In an interview with the Austin Chronicle, Superintendent Christie Whitbeck, in Fort Bend ISD pointed out that the education system already offers multiple options. “It just sounds good to say that a parent should have choice,” she said. “Well, yes they should, and they already do. Because we have charters everywhere, actually on top of public schools and on top of each other. … But when you add this extra dimension into it, I think our concern … is that you dilute the pool of educational funding, and that pool is what we use to provide all the choices that we give.”
Studies have been cited that support both sides of the argument. A study in Florida that showed that public schools’ test scores improved after they were forced to compete for students. Other studies, conducted by Harvard, showed that school choice programs “deepen educational inequality and fail to yield consistent learning gains.”

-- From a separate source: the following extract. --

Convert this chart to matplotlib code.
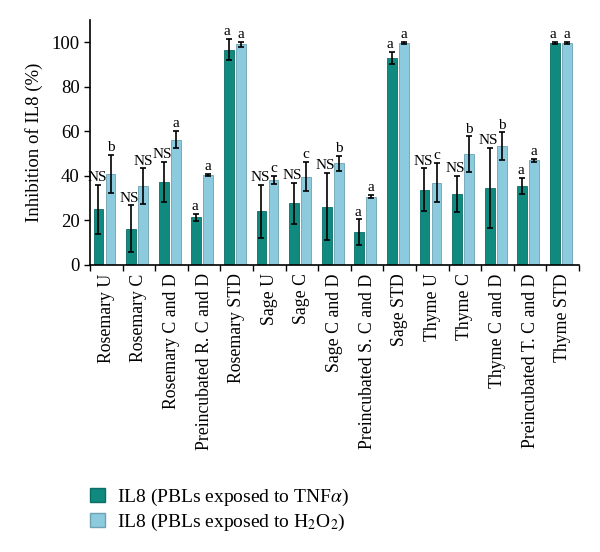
import numpy as np
import matplotlib
matplotlib.use('Agg')
import matplotlib.pyplot as plt
from matplotlib.patches import Patch

plt.rcParams['font.family'] = ['Liberation Serif', 'DejaVu Serif']
plt.rcParams['mathtext.fontset'] = 'stix'

# --- data ---
categories = ['Rosemary U', 'Rosemary C', 'Rosemary C and D', 'Preincubated R. C and D',
              'Rosemary STD', 'Sage U', 'Sage C', 'Sage C and D', 'Preincubated S. C and D',
              'Sage STD', 'Thyme U', 'Thyme C', 'Thyme C and D', 'Preincubated T. C and D',
              'Thyme STD']
tnf_values = [25, 16.2, 37.3, 21.4, 96.6, 24.1, 27.7, 26.2, 14.7, 92.9, 33.7, 31.9, 34.5, 35.5, 99.6]
tnf_errors = [11, 10.5, 9, 1.6, 4.8, 12, 9.3, 15, 5.8, 2.7, 9.7, 8, 18, 3.7, 0.5]
h2o2_values = [41, 35.4, 56.3, 40.4, 99, 38.2, 39.7, 45.7, 30.7, 99.6, 37, 49.7, 53.2, 46.9, 99.6]
h2o2_errors = [8.5, 8, 4, 0.5, 1, 1.8, 6.5, 3.4, 0.8, 0.5, 8.7, 8, 6.3, 0.7, 0.5]
tnf_letters = ['NS', 'NS', 'NS', 'a', 'a', 'NS', 'NS', 'NS', 'a', 'a', 'NS', 'NS', 'NS', 'a', 'a']
h2o2_letters = ['b', 'NS', 'a', 'a', 'a', 'c', 'c', 'b', 'a', 'a', 'c', 'b', 'b', 'a', 'a']

teal = '#10897f'
light = '#8ccbdd'

fig = plt.figure(figsize=(6, 5.52), dpi=100)
ax = fig.add_axes([0.15, 0.52, 0.815, 0.444])

x = np.arange(len(categories))
w = 0.3
x_tnf = x + 0.26
x_h2 = x + 0.63

ax.bar(x_tnf, tnf_values, width=w, color=teal, edgecolor='#0b6f67', linewidth=0.6)
ax.bar(x_h2, h2o2_values, width=w, color=light, edgecolor='#6ea2b2', linewidth=0.6)
ax.errorbar(x_tnf, tnf_values, yerr=tnf_errors, fmt='none', ecolor='black',
            elinewidth=1.2, capsize=2.2, capthick=1.2)
ax.errorbar(x_h2, h2o2_values, yerr=h2o2_errors, fmt='none', ecolor='black',
            elinewidth=1.2, capsize=2.2, capthick=1.2)

# significance letters above the error bars
for i in range(len(categories)):
    ax.text(x_tnf[i] - 0.05, tnf_values[i] + tnf_errors[i] + 0.3, tnf_letters[i],
            ha='center', va='bottom', fontsize=11)
    ax.text(x_h2[i], h2o2_values[i] + h2o2_errors[i] + 0.3, h2o2_letters[i],
            ha='center', va='bottom', fontsize=11)

ax.set_xlim(0, len(categories))
ax.set_ylim(0, 110)
ax.set_yticks([0, 20, 40, 60, 80, 100])
ax.set_ylabel('Inhibition of IL8 (%)', fontsize=13.5, labelpad=6)
ax.tick_params(axis='y', labelsize=13.5, direction='out', length=4, width=1)

ax.set_xticks(np.arange(len(categories) + 1))
ax.set_xticklabels([])
ax.tick_params(axis='x', which='major', direction='out', length=4, width=1)
ax.set_xticks(x + 0.5, minor=True)
ax.set_xticklabels(categories, minor=True, rotation=90, fontsize=12.8, va='top', ha='center')
ax.tick_params(axis='x', which='minor', length=0, pad=6)

ax.spines['top'].set_visible(False)
ax.spines['right'].set_visible(False)
ax.spines['left'].set_linewidth(1.2)
ax.spines['bottom'].set_linewidth(1.2)

handles = [Patch(facecolor=teal, edgecolor='#0b6f67'),
           Patch(facecolor=light, edgecolor='#6ea2b2')]
labels = [r'IL8 (PBLs exposed to TNF$\alpha$)', r'IL8 (PBLs exposed to H$_2$O$_2$)']
fig.legend(handles, labels, loc='upper left', bbox_to_anchor=(0.12, 0.15),
           frameon=False, fontsize=14, handlelength=0.8, handleheight=0.8,
           handletextpad=0.6, labelspacing=0.2)

fig.savefig('out.png', dpi=100)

One thing is certain, the bill would be a huge boon to religious families, whose decisions to send their children to religious private schools are guided more by religious beliefs than economic ability.
Basya Benshushan, Creative Director of American Fortune Cookie, a boutique marketing agency specializing in branding, government relations and public affairs, with multiple clients in the Texas Legislature and the U.S. Congress, and.a long-time advocate of school choice in Texas, is optimistic about the prospects. “I couldn’t be more thrilled to see school choice as a top priority issue in the Texas legislature this session. For far too long, the school system has operated as a one size fits all solution limiting creativity and growth. School choice is the only solution that puts students first. Empowering parents with the resources needed to educate their children as they see fit opens a world of opportunity for every community!”
The ESAs would be funded by taxpayer money and private donations. The bill calls for up to $200 million in tax credits to be awarded to corporations that donate to this initiative.
SB 176 still has a long way to go. It was filed in November, and now needs to be reviewed by a Senate committee, and then voted on. If it passes the Senate, the same process is repeated in the House, after which the bill is sent to the Governor to be signed into law. If passed, the bill will take effect on January 1, 2024, which would impact the 2024-2025 school year.
Other emergency bill items mentioned by the governor in his State of the State address included lowering property taxes, ending COVID mandates forever, increasing border security, addressing the fentanyl crisis, and increasing the maximum sentence for illegal possession of a weapon.